06 October 2015

Hugo Grotius On International Law: Not A Secularist After All

Dutchman Hugo Grotius is widely acknowledged as the "father of public international law." His most famous work, De Jure Belli ac Pacis (1646) contains an infamous sentence:
What we have been saying would have a degree of validity even if we should concede that which cannot be conceded without the utmost wickedness, that there is no God, or that the affairs of men are of no concern to Him.
According to many scholars of the past two centuries, it is Grotius we have to thank for freeing public international law from the bounds of Christianity and Christian theology. Of course, what we have in its place is little more than moral intuitionism writ large. For my thoughts on this you can read Looking for Bedrock: Accounting for Human Rights in Classical Liberalism, Modern Secularism, and the Christian Tradition

I've always found this account of Grotius's role to be overly simple. After all, how could a man who also wrote one of the most significant accounts of the theological meaning of Christ's atonement have intended to insulate God from law?
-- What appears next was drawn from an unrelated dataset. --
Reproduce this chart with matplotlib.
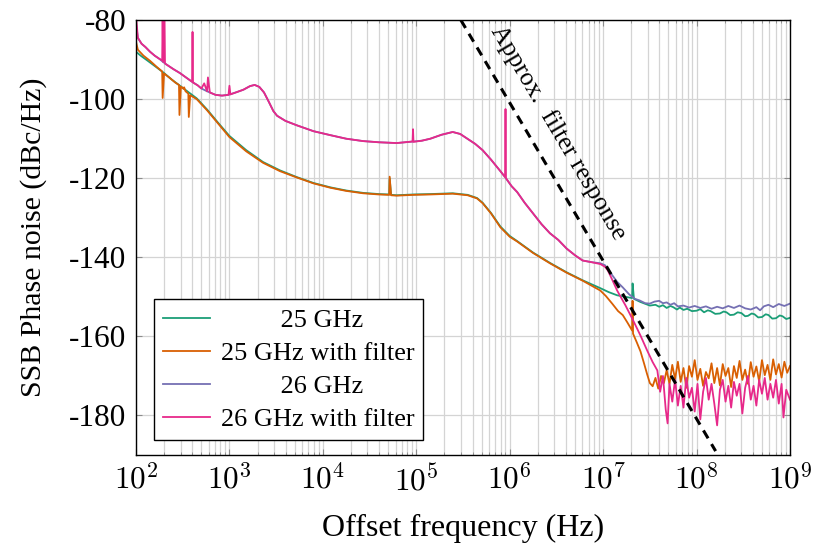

Indeed, he did not. For a clear and cogent account of the distinctively Christian anthropological underpinnings of Grotius's theory of international law read Janne Nijman's Grotius' Imago Dei Anthropology: Grounding Ius Naturae et Gentium. You can download it here.

A brief quote states Nijman's thesis:
For Grotius and his contemporaries – whether scholastic or humanist scholars - the imago Dei doctrine provided the inevitable starting point for thinking about humanity and human nature. [T]he imago Dei doctrine played a significant role in the background of many theological and moral philosophical controversies at the time of the Reformation. ... Section 2 relates the concept of the imago Dei briefly to these early seventeenth-century theological and political debates in the Dutch Republic. ... This chapter claims that the Arminian imago Dei anthropology is foundational to Grotius’ theory of the law of nature and nations in (at least) three ways ...
A good work which goes a long way toward deflating the pretensions of the secularization thesis.